Consumers finally become convinced that we’re not going to slide back into recession.  So,

–bank lending increases rapidly

–housing beings to perk up

–consumer durables purchases, especially autos, accelerate.

That’s all happening now.

financial market implications


In Paulsen’s view, Wall Street was willing to pay 15x current earnings for stocks last year, until semi-crazy fears that recession would recur and/or that Europe would implode clipped 15% or so off that.  Earnings per share, at around $100 for the S&P 500, were unaffected.  The mid-year market swoon was all about (lack of) confidence and about resulting contraction in the multiple of earnings investors were willing to pay.

This year, the S&P 500 will earn something north of $100/share.  The cyclical return of confidence will cause the market’s PE multiple to expand as well.  This makes 1500, or about 10% higher than the current index level, a reasonable target.  Because the domestic economy will grow at 3%+ (a higher rate than the consensus expects),  cyclical sectors will lead the way.  Defensives will lag.

Stocks whose main attraction is the dividend are a particular worry, because…


Stronger than expected growth in the US and less damage emanating from the Eurozone together mean that the Fed will have to reconsider its zero interest rate policy much sooner than it has been planning.  This year, in fact.  In Paulsen’s view, the 10-year government bond yield may reach 3.5% by December.  That will dim the luster of dividend stocks.

my thoughts

I have some minor quibbles with Dr. Paulsen, but they don’t change the overall outlook.  He’s a tad more bullish than I am (hard to do for most people).  But the US is healing itself, and we may well be at a positive inflection point for investor confidence.

Two related points:

–3.5% is only a way station for the 10-year Treasury.  The Fed thinks a neutral Fed Funds rate is 4%+.  That would mean a 10-year yield above 5%.
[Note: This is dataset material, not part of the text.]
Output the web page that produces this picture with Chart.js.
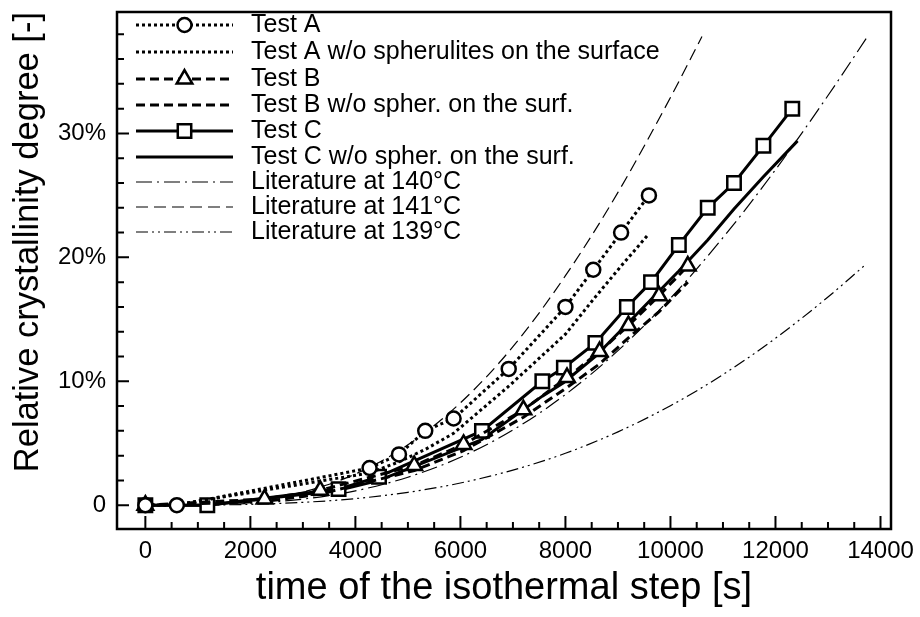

–how will rising rates affect securities?  Bonds will suffer; the longer the maturity (or the longer the duration, a topic for another post), the worse the damage.

Stocks, on the other hand, have two defenses.  True, rising rates are a negative for the stock market.  But interest rates will start to rise because the economy is picking up and no longer needs low-rate life support.  That means profit growth will be accelerating.  Returning confidence may mean a higher multiple placed on these earnings, as well.

I wrote about this phenomenon about two years ago.  The post is a bit outdated and the “normal” interest rate figures I’d been estimating then are too low.  But the basic points are still valid, I think.  Most important, I have a chart showing S&P 500 behavior while interest rates are rising during economic recovery.  In the past, the market has always gone up while this is happening.